Figure scripts
Start

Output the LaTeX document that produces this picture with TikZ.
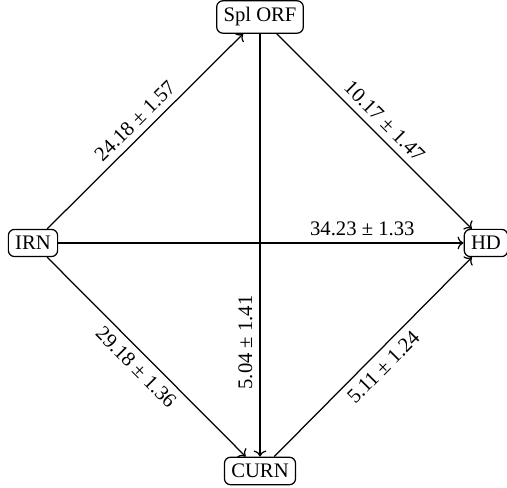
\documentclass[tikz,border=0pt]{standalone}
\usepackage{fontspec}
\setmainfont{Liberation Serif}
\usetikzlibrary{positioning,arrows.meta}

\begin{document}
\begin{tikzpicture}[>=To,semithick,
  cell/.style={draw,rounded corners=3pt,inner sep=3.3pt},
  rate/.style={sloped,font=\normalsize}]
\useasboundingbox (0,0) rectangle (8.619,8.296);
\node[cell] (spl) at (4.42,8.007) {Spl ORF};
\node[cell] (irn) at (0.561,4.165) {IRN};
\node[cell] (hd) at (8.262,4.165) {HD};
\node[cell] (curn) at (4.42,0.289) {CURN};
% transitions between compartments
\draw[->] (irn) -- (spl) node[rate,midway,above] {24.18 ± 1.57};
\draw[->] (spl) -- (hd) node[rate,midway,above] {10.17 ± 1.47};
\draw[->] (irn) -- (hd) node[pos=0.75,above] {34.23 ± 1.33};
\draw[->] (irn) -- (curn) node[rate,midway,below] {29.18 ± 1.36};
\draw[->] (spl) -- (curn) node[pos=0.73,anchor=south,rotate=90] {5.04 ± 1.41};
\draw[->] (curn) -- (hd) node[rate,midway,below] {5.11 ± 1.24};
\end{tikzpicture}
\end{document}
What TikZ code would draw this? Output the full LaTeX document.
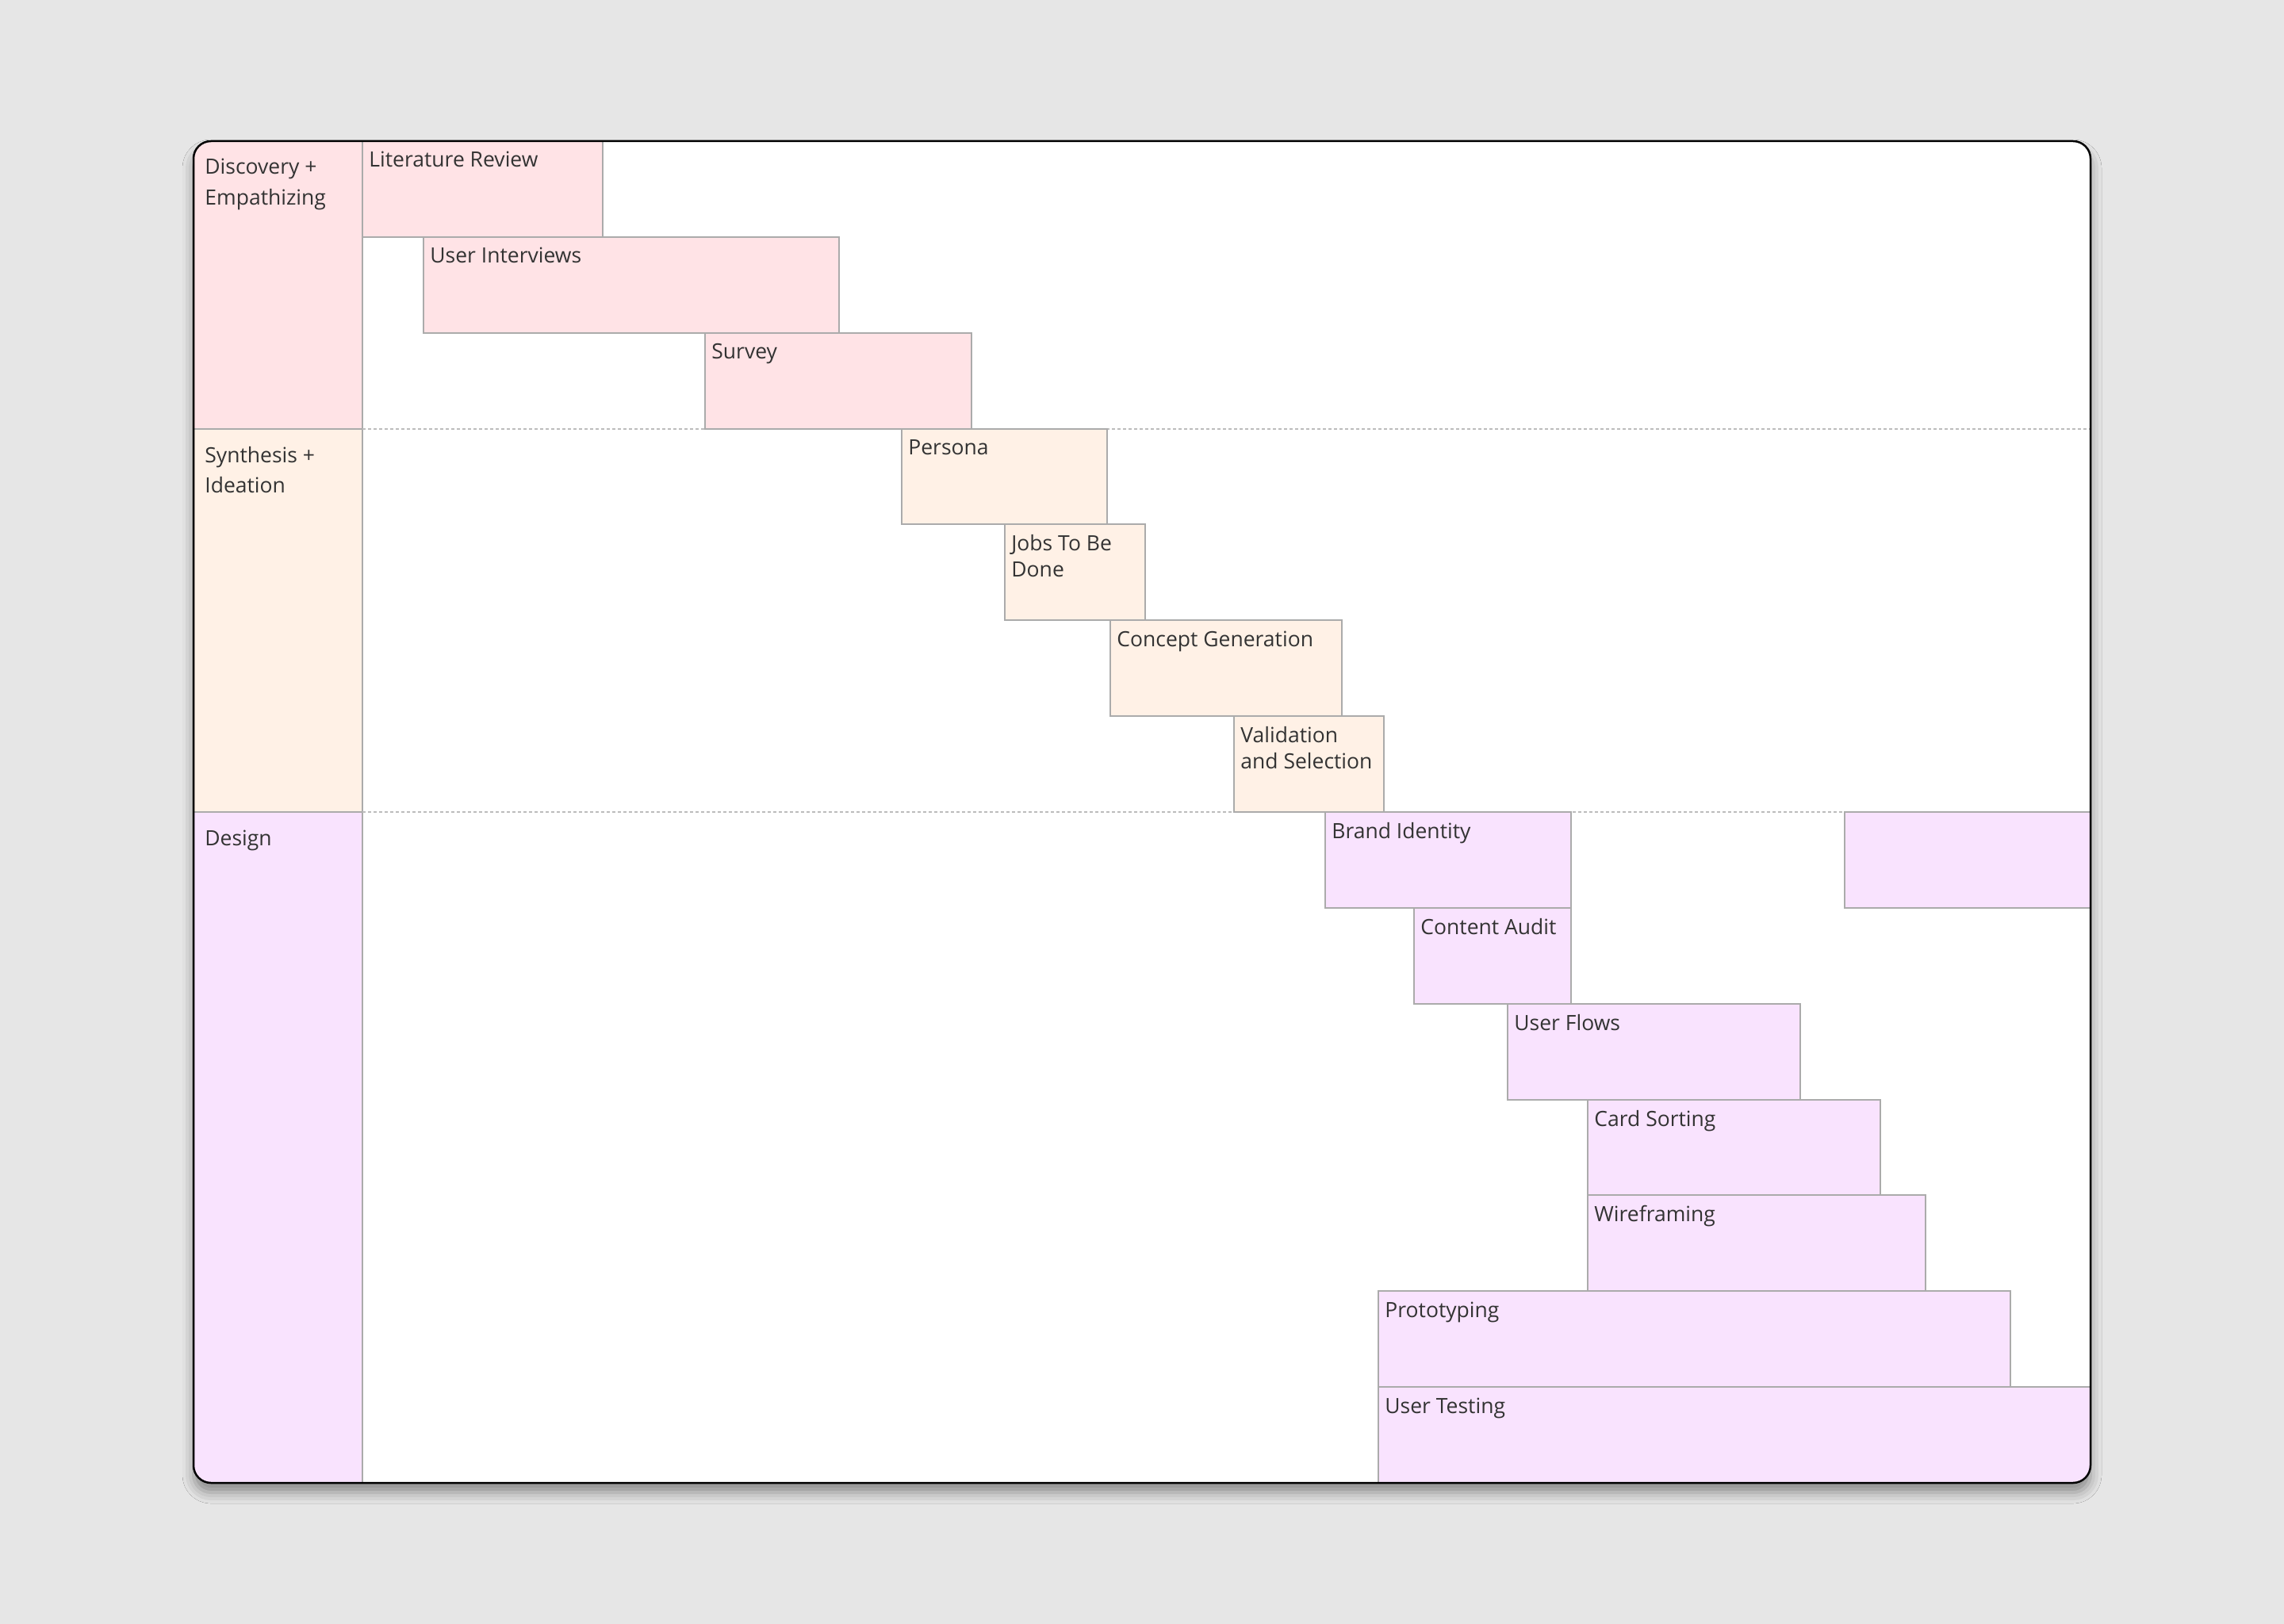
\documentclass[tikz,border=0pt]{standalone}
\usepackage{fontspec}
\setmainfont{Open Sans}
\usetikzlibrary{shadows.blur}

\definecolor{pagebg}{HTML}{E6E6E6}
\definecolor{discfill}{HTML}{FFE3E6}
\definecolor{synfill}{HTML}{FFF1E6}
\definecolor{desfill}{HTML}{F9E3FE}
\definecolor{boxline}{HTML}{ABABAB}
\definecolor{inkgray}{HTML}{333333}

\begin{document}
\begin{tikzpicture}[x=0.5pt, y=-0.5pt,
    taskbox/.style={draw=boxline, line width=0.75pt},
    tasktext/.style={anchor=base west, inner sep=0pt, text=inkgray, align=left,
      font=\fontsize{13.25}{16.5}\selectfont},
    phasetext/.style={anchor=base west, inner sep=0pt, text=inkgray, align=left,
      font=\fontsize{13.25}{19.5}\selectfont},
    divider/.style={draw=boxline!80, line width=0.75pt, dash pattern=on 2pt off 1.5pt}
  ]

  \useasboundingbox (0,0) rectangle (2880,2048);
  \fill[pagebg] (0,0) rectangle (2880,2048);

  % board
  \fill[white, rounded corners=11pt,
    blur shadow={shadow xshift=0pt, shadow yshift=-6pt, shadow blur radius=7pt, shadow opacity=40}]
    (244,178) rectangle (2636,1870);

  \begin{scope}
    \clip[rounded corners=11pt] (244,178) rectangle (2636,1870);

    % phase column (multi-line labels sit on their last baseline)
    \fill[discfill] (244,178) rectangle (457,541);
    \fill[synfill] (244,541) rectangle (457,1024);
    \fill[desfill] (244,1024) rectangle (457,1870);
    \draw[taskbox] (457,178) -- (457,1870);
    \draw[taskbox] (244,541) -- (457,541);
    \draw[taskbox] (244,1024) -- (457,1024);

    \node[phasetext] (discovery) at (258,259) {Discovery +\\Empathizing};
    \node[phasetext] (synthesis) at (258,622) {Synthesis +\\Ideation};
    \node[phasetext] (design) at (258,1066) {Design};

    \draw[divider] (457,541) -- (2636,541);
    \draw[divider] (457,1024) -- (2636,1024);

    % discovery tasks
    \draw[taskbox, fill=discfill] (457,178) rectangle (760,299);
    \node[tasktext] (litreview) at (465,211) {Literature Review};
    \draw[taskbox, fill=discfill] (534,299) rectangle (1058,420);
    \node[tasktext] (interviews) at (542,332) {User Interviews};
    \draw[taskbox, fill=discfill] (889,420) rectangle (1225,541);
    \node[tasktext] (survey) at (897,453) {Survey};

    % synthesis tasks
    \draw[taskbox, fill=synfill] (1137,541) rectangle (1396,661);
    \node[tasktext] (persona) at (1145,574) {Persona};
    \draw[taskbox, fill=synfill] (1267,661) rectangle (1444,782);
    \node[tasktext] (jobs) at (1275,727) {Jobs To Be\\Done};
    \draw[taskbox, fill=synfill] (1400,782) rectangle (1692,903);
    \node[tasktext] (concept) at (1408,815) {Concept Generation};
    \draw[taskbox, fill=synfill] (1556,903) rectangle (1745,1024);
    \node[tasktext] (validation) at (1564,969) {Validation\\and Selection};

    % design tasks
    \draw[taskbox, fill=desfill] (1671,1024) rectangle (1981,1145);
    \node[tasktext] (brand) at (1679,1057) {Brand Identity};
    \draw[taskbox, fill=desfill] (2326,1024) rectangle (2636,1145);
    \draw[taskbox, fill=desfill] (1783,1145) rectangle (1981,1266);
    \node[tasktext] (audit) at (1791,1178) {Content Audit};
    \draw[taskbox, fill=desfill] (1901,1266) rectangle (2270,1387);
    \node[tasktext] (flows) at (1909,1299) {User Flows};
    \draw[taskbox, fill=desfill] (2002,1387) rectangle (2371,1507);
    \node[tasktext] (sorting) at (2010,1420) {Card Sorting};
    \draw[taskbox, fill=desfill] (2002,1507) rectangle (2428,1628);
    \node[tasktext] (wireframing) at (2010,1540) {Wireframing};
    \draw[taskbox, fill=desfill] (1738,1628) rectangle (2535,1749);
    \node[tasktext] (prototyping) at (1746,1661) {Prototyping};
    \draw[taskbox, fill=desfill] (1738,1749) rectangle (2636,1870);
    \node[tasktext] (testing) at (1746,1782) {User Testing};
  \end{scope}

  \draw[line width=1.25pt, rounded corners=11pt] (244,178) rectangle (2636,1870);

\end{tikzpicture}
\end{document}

End

Instructions for the task: Take every line containing the word "Output" and copy it.

Result of this exercise:
Output the LaTeX document that produces this picture with TikZ.
What TikZ code would draw this? Output the full LaTeX document.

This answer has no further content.